You never spend all of your time typing away at your desk. Copywriters aren’t machines and often spend a portion of their work hours being less productive than they’d thought. Unpaid hours are an unfortunate fact of freelancing, but shouldn’t be a burden or harm your income.
You also need to factor in all the time you spend on tasks relating to your freelance copywriting business, that aren’t directly billable e.g. marketing, outreach, accounts etc.
In a recent post I read by Daniel Rosehill, he argues for a 25% billable ratio for freelancers to factor the unproductive/non-billable hours of your workday into your copywriting rates.
How soon does your client need the copy? If the deadline for a project is urgent or you’re provided less time than normal, it’s alright to charge an extra premium for the rush.
Your work should be able to pay the bills. If you’re living in a city or country with a high cost of living, you’ll want to increase your prices accordingly.

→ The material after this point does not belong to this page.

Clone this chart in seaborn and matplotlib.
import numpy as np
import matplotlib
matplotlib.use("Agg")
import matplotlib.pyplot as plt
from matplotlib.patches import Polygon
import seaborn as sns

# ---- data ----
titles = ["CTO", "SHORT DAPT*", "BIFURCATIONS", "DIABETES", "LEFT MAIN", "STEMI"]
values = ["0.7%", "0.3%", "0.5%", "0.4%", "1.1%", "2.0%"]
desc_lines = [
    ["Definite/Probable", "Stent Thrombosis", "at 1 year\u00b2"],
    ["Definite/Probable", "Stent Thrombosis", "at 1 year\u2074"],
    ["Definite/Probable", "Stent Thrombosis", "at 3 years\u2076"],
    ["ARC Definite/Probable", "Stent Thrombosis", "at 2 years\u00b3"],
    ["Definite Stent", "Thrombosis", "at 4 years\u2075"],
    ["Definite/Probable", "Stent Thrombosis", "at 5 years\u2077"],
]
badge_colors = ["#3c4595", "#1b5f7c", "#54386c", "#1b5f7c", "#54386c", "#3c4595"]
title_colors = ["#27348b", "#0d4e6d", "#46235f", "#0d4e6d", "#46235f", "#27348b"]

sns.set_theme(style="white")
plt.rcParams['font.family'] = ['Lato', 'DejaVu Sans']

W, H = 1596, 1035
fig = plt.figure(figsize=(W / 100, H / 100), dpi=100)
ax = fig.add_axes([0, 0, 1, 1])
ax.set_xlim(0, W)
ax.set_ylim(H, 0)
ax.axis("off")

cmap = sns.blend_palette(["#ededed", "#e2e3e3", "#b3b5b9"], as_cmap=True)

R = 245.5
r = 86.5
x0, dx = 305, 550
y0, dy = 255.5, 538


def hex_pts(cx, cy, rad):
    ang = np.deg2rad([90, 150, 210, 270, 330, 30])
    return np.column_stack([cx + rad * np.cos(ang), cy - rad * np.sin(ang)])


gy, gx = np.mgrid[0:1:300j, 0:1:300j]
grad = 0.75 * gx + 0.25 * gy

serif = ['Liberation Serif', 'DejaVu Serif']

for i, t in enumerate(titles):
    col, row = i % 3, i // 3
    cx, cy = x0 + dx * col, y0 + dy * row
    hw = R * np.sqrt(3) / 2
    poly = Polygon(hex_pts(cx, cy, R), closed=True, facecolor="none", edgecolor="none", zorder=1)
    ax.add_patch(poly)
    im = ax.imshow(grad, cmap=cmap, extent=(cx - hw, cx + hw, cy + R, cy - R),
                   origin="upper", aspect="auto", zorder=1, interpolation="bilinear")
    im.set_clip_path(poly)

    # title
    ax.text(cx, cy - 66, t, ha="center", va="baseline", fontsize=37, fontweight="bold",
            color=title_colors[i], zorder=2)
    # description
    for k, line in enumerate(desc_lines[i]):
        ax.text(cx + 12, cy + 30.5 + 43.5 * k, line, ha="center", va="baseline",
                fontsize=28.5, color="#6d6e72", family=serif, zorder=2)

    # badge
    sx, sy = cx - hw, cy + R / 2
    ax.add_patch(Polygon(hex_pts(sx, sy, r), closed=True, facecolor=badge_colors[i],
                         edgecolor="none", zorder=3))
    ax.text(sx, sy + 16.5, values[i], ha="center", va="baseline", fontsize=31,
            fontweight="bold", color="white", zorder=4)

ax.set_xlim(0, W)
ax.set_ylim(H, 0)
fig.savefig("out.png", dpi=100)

You aren’t the only copywriter out there, but keep in mind that a lot of them are charging far too little for their work. Don’t try to undersell the competition, try to outdo their quality and secure higher-paying jobs.
Other Pricing Considerations
Should I Post My Rates on My Website?
Transparency is always a good thing for the client-copywriter relationship. Listing your copywriting rates on your website will help you avoid clients who underpay. It will also make it easier for the right clients to decide if you’re within their price range.
Should I Charge a Deposit?
Always charge a deposit. This is especially true for new clients or unreliable ones. There are too many clients who are willing to take advantage of you and your work if you let them.
You should also have a policy of requiring that clients sign a contract outlining the work you’ll provide. It helps prevent you from losing time and money to unreliable clients and makes you appear more professional.
Should I Offer a Discount for Recurring Work?
While it’s important to charge what your work is worth, having recurring projects or clients is just as important. If you have a few consistent clients you can rely on, it eliminates a lot of the panicked scrambling for work in the future.
Copywriting is a skilled and difficult career, so you shouldn’t be getting less for your work than you would at a minimum wage job. The hundreds of ads calling for freelancers that pay 1 cent per word or worse can make that hard to remember.
Use the above methods and pricing considerations to avoid underselling yourself and your work. If some clients aren’t willing to pay for the quality copy you provide, there are plenty of others who will.
How Do I Decide on Pricing?
Pricing is always going to be a case-by-case decision. If you feel that you can charge a little more, go for it. If you feel like you might need to charge less to secure a consistent client, go for it.
However, there are some factors you’ll want to consider every time you set your fees for a project:
● Cost of living in your area
● Your skill level and experience
● Reliability of the client
● Work required outside of writing
How Do High-Income Copywriters Charge?
Most high-income freelance copywriters charge per project, per post or are on a retainer. It can be difficult to secure projects paying like this when starting out, but once you’ve established yourself you should aim to transition to these methods.